More ʻOhana Activities to Try
Values of Aloha
The following Aloha Values helps us to understand Aloha with greater depth, so we can practice Aloha more where it matters most, in our homes.
Akahai is translated as kindness and should be expressed with tenderness. Aloha starts with tenderness, forgiveness, and acceptance for yourself and others. Whether you are experiencing good times or challenges, approach your interactions with akahai for yourself and others and see how it builds aloha around you.

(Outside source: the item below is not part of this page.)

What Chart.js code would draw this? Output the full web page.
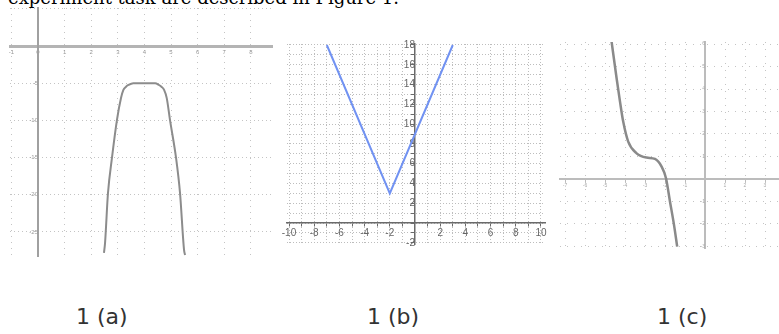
<!DOCTYPE html>
<html>
<head>
<meta charset="utf-8">
<script src="https://cdn.jsdelivr.net/npm/chart.js@4.4.0/dist/chart.umd.min.js"></script>
<style>
  html, body { margin: 0; padding: 0; background: #fff; }
  body { width: 779px; height: 334px; position: relative; overflow: hidden; }
  .lead { position: absolute; left: 8px; top: -11px; font: 18px/18px 'DejaVu Serif', serif; color: #000; white-space: nowrap; }
  .cap  { position: absolute; top: 304px; font: 22px/26px 'DejaVu Sans', sans-serif; color: #333; white-space: nowrap; }
  canvas { position: absolute; }
</style>
</head>
<body>
<div class="lead">experiment task are described in Figure 1.</div>
<div class="cap" style="left:76px">1 (a)</div>
<div class="cap" style="left:367px">1 (b)</div>
<div class="cap" style="left:657px">1 (c)</div>
<canvas id="chartA"></canvas>
<canvas id="chartB"></canvas>
<canvas id="chartC"></canvas>
<script>
/* ---- Data ---- */
const curveA_x = [2.48, 2.52, 2.63, 2.78, 2.97, 3.12, 3.21, 3.30, 3.40, 3.58, 4.00, 4.40, 4.55, 4.65, 4.74, 4.84, 4.96, 5.19, 5.34, 5.49, 5.53];
const curveA_y = [-27.8, -26.5, -19.8, -15.05, -9.9, -7.0, -5.9, -5.5, -5.24, -5.0, -5.0, -5.0, -5.24, -5.5, -5.9, -7.0, -9.9, -15.05, -19.8, -27.4, -28.1];

const lineB_x = [-7, -2, 3];
const lineB_y = [18, 3, 18];

const curveC_x = [-4.67, -4.42, -4.25, -4.09, -3.84, -3.42, -2.92, -2.50, -2.17, -1.95, -1.75, -1.55, -1.39];
const curveC_y = [6.10, 4.48, 3.44, 2.55, 1.66, 1.14, 0.95, 0.89, 0.55, 0.03, -1.01, -2.04, -3.01];

/* tick labels shown on each plane */
const labelsA_x = [-1, 0, 1, 2, 3, 4, 5, 6, 7, 8];
const labelsA_y = [-5, -10, -15, -20, -25];
const labelsB_x = [-10, -8, -6, -4, -2, 2, 4, 6, 8, 10];
const labelsB_y = [18, 16, 14, 12, 10, 8, 6, 4, 2, -2];
const labelsC_x = [-7, -6, -5, -4, -3, -2, -1, 1, 2, 3];
const labelsC_y = [6, 5, 4, 3, 2, 1, -1, -2, -3];

/* ---- Helpers ---- */
const PAD = 14;

function zeroPadding(scale) {
  scale.paddingLeft = scale.paddingRight = scale.paddingTop = scale.paddingBottom = 0;
}

function axis(o) {
  return {
    type: 'linear',
    min: o.min,
    max: o.max,
    position: o.position,
    afterFit: zeroPadding,
    border: { display: true, color: o.axisColor, width: o.axisWidth, dash: o.dash },
    grid: {
      color: o.gridColor,
      lineWidth: 1,
      drawTicks: o.tickLength > 0,
      tickLength: o.tickLength,
      tickColor: o.axisColor,
    },
    ticks: {
      stepSize: o.step,
      includeBounds: false,
      autoSkip: false,
      maxRotation: 0,
      padding: o.padding || 0,
      color: o.labelColor,
      font: { family: o.family || 'Liberation Sans', size: o.fontSize },
      callback: v => o.labels.includes(v) ? String(v) : '',
    },
  };
}

function plane(id, box, xs, ys, line, xAxis, yAxis) {
  const canvas = document.getElementById(id);
  canvas.width  = box.w + PAD * 2;
  canvas.height = box.h + PAD * 2;
  canvas.style.left = (box.left - PAD) + 'px';
  canvas.style.top  = (box.top - PAD) + 'px';

  return new Chart(canvas.getContext('2d'), {
    type: 'scatter',
    data: {
      datasets: [{
        data: xs.map((x, i) => ({ x, y: ys[i] })),
        showLine: true,
        borderColor: line.color,
        borderWidth: line.width,
        pointRadius: 0,
        tension: line.smooth ? 0.4 : 0,
        cubicInterpolationMode: line.smooth ? 'monotone' : 'default',
      }],
    },
    options: {
      responsive: false,
      animation: false,
      events: [],
      layout: { padding: PAD },
      plugins: { legend: { display: false }, tooltip: { enabled: false } },
      scales: {
        x: axis(Object.assign({ position: { y: 0 } }, xAxis)),
        y: axis(Object.assign({ position: { x: 0 } }, yAxis)),
      },
    },
  });
}

/* ---- 1 (a) ---- */
plane('chartA', { left: 10, top: 8, w: 262, h: 248 }, curveA_x, curveA_y,
  { color: '#8c8c8c', width: 2, smooth: true },
  { min: -1.053, max: 8.797, step: 1, labels: labelsA_x, dash: [1, 5],
    gridColor: '#c4c4c4', axisColor: '#b4b4b4', axisWidth: 3, tickLength: 0,
    labelColor: '#9a9a9a', fontSize: 6, padding: 3 },
  { min: -28.23, max: 5.11, step: 5, labels: labelsA_y, dash: [1, 3],
    gridColor: '#c4c4c4', axisColor: '#a0a0a0', axisWidth: 2, tickLength: 0,
    labelColor: '#9a9a9a', fontSize: 6 });

/* ---- 1 (b) ---- */
plane('chartB', { left: 287, top: 44, w: 258, h: 200 }, lineB_x, lineB_y,
  { color: '#7192f2', width: 2, smooth: false },
  { min: -10.16, max: 10.32, step: 1, labels: labelsB_x, dash: [1, 2],
    gridColor: '#bdbdbd', axisColor: '#6a6a6a', axisWidth: 1.5, tickLength: 3,
    labelColor: '#666', fontSize: 10, padding: 1 },
  { min: -2.12, max: 18.1, step: 1, labels: labelsB_y, dash: [1, 2],
    gridColor: '#bdbdbd', axisColor: '#6a6a6a', axisWidth: 1.5, tickLength: 3,
    labelColor: '#666', fontSize: 10 });

/* ---- 1 (c) ---- */
plane('chartC', { left: 560, top: 42, w: 219, h: 206 }, curveC_x, curveC_y,
  { color: '#8a8a8a', width: 2.5, smooth: true },
  { min: -7.25, max: 3.7, step: 1, labels: labelsC_x, dash: [1, 6],
    gridColor: '#c4c4c4', axisColor: '#bcbcbc', axisWidth: 2, tickLength: 2,
    labelColor: '#aaa', fontSize: 5, padding: 2 },
  { min: -3.07, max: 6.09, step: 1, labels: labelsC_y, dash: [1, 6],
    gridColor: '#c4c4c4', axisColor: '#bcbcbc', axisWidth: 2, tickLength: 0,
    labelColor: '#aaa', fontSize: 5 });
</script>
</body>
</html>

Lōkahi, often translated as unity and expressed with a feeling of harmony, helps us understand that all of us are part of a life force that is unbroken, even when some of us feel separated from the group. With lōkahi, we support and accept each other in acknowledgement of this unbrokenness and work together in love.
ʻOluʻolu, often translated as agreeable and expressed with feelings of pleasantness, is intended to remind us not to be argumentative or pessimistic. 'Olu'olu reminds us that even if we differ, we can express differences in encouraging and kind ways.
Haʻahaʻa translated as humility and expressed with a feeling of modesty, asks us to empty ourselves of judgment for others. Ha'aha'a means to be open to learning, growing and receiving new information. Rooted in willingness to accept new things, haʻahaʻa helps us to remember that we can grow and so can others around us.
Ahonui, translated as patience, should be applied with perseverance. Ahonui with perseverance means we are waiting for the right time to speak, act, or think. Children and families thrive when ahonui is present for it allows everyone a chance to grow, learn and fail in a loving and caring environment.